This is a cache of https://www.uibk.ac.at/pharmazie/pharmakologie/sfb-f44/team/project-striessnig-2nd-funding-period.html. It is a snapshot of the page at 2024-10-10T22:55:38.916+0200.
Project Striessnig 2nd Funding Period – Universität Innsbruck
You are here: home > team
Logo SFB-F44

SFB-F44 - cell signaling in chronic CNS disorders

Project:
Role of Cav1.2 and Cav1.3 Ca2+ channels for Parkinson's Disease (PD): pathophysiology and targets for neuroprotection

Jörg Striessnig

L-type Ca2+ channels (LTCCs) have recently emerged as novel drug targets for the treatment of Parkinson's disease (PD) with already licensed or new channel blockers. The concentrations of available drugs required for effective block, the LTCC channel isoforms in involved in PD pathophysiology and the mechanisms of neuroprotection are still not known.
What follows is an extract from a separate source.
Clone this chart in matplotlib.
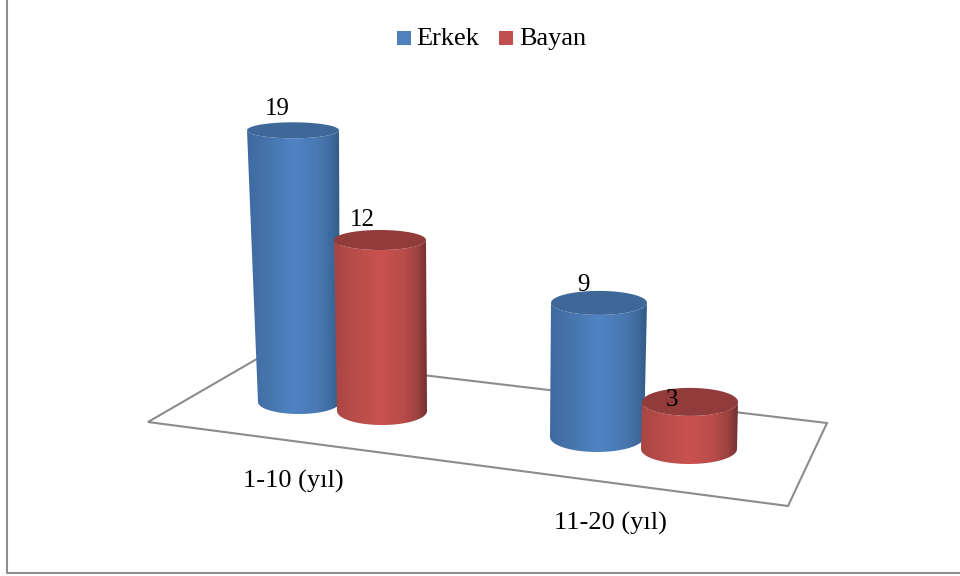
import matplotlib
matplotlib.use('Agg')
import matplotlib.pyplot as plt
import numpy as np
from matplotlib.colors import LinearSegmentedColormap
from matplotlib.patches import PathPatch, Polygon, Rectangle
from matplotlib.path import Path

# Values
categories = ['1-10 (yıl)', '11-20 (yıl)']
series_names = ['Erkek', 'Bayan']
erkek = [19, 9]
bayan = [12, 3]

# Pixel layout of the fake 3D scene
base_x = [[299, 597], [382, 689]]
base_y = [[402, 437], [411, 449]]
base_rx = [[41, 47], [45, 48]]
base_ry = [[12, 15], [14, 15]]
top_x = [[293, 599], [380, 690]]
top_rx = [[46, 48], [46, 48]]
top_ry = [[8, 12], [10, 14]]
unit_px = [[14.3, 14.9], [14.25, 15.7]]
label_dx = [[-16, -16], [-18, -18]]
label_dy = [[-21, -18], [-20, -2]]

blue_cmap = LinearSegmentedColormap.from_list('b', [(0, '#3d6a9f'), (0.2, '#4674ab'), (0.5, '#4f83c2'),
                                                    (0.75, '#4a79b3'), (0.9, '#3f6c9f'), (1, '#335a86')])
red_cmap = LinearSegmentedColormap.from_list('r', [(0, '#a84644'), (0.25, '#ba4d4a'), (0.5, '#c9524f'),
                                                   (0.75, '#b84c49'), (0.9, '#9c4240'), (1, '#743130')])
cap_colors = ['#3f6899', '#913c3a']
legend_colors = ['#4f81bd', '#c0504d']

plt.rcParams['font.family'] = ['Liberation Serif', 'DejaVu Serif']

fig = plt.figure(figsize=(9.6, 5.76), dpi=100)
ax = fig.add_axes([0, 0, 1, 1])
ax.set_xlim(0, 960)
ax.set_ylim(576, 0)
ax.axis('off')

# Chart frame, only left and bottom edges are visible
ax.plot([7, 7, 960], [0, 573, 573], color='#8e8e8e', lw=1.5)

# Floor
ax.add_patch(Polygon([(148, 422), (262, 356), (827, 423), (788, 506)], closed=True,
                     fill=False, edgecolor='#8c8c8c', lw=1.5))


def draw_cylinder(value, cx, cy, rx, ry, tx, trx, try_, unit, cmap, cap):
    top = cy - value * unit
    t = np.linspace(0, np.pi, 60)
    bottom_arc = np.column_stack([cx + rx * np.cos(t), cy + ry * np.sin(t)])
    top_arc = np.column_stack([tx - trx * np.cos(t), top + try_ * np.sin(t)])
    body = Path(np.vstack([bottom_arc, top_arc, bottom_arc[:1]]))
    left = min(cx - rx, tx - trx)
    right = max(cx + rx, tx + trx)
    grad = np.linspace(0, 1, 256).reshape(1, -1)
    im = ax.imshow(grad, cmap=cmap, aspect='auto', extent=[left, right, cy + ry, top - try_], zorder=3)
    clip = PathPatch(body, transform=ax.transData, facecolor='none', edgecolor='none')
    ax.add_patch(clip)
    im.set_clip_path(clip)
    t2 = np.linspace(0, 2 * np.pi, 100)
    ax.fill(tx + trx * np.cos(t2), top + try_ * np.sin(t2), color=cap, lw=0, zorder=3)
    return top


tops = [[0, 0], [0, 0]]
for s, values in enumerate([erkek, bayan]):
    for c, v in enumerate(values):
        tops[s][c] = draw_cylinder(v, base_x[s][c], base_y[s][c], base_rx[s][c], base_ry[s][c],
                                   top_x[s][c], top_rx[s][c], top_ry[s][c], unit_px[s][c],
                                   [blue_cmap, red_cmap][s], cap_colors[s])
ax.set_xlim(0, 960)
ax.set_ylim(576, 0)

# Data labels
for s, values in enumerate([erkek, bayan]):
    for c, v in enumerate(values):
        ax.text(top_x[s][c] + label_dx[s][c], tops[s][c] + label_dy[s][c], str(v), fontsize=18,
                ha='center', va='center', color='black', zorder=5)

# Category labels
ax.text(293, 481, categories[0], fontsize=19, ha='center', va='center', color='black')
ax.text(610, 523, categories[1], fontsize=19, ha='center', va='center', color='black')

# Legend
ax.add_patch(Rectangle((397, 31), 14, 14, facecolor=legend_colors[0], edgecolor='none'))
ax.add_patch(Rectangle((499, 31), 14, 14, facecolor=legend_colors[1], edgecolor='none'))
ax.text(416, 39, series_names[0], fontsize=19, ha='left', va='center', color='black')
ax.text(519, 39, series_names[1], fontsize=19, ha='left', va='center', color='black')

fig.savefig('out.png', dpi=100)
We recently identified human mutations that strongly point to a crucial role of brain LTTC gain of function (including the so-called Cav1.3 subtype) for the pathophysiology of psychiatric diseases (particularly autism spectrum disorders, ASD). This suggests a pathogenic and thus also potentially therapeutic role of brain LTCCs beyond PD.
In our project we create new tools and set up to assays to determine if LTCCs in the brain are blocked as effectively as Cav1.2 channels in the cardiovascular system. This wil allow predictions if already licensed drugs can be used for neuroprotection in PD or the therapy of selected ASD patients with Cav1.3 mutations. Moreover, we will create suitable mouse models that will allow us to study the functional consequences of human ASD mutations in different tissues, in particular the brain. Finally we ask the question if knockout of Cav1.3 channels or chronic inhibition of these channels leads to compensatory upregulation of other ion channels that could counteract their pharmacological action.
These highly translational questions will be addressed in collaboration with other members of the consortium. Our work has immediate relevance for better understanding of Ca2+-dependent human disease mechanisms and ongoing drug discovery in industry.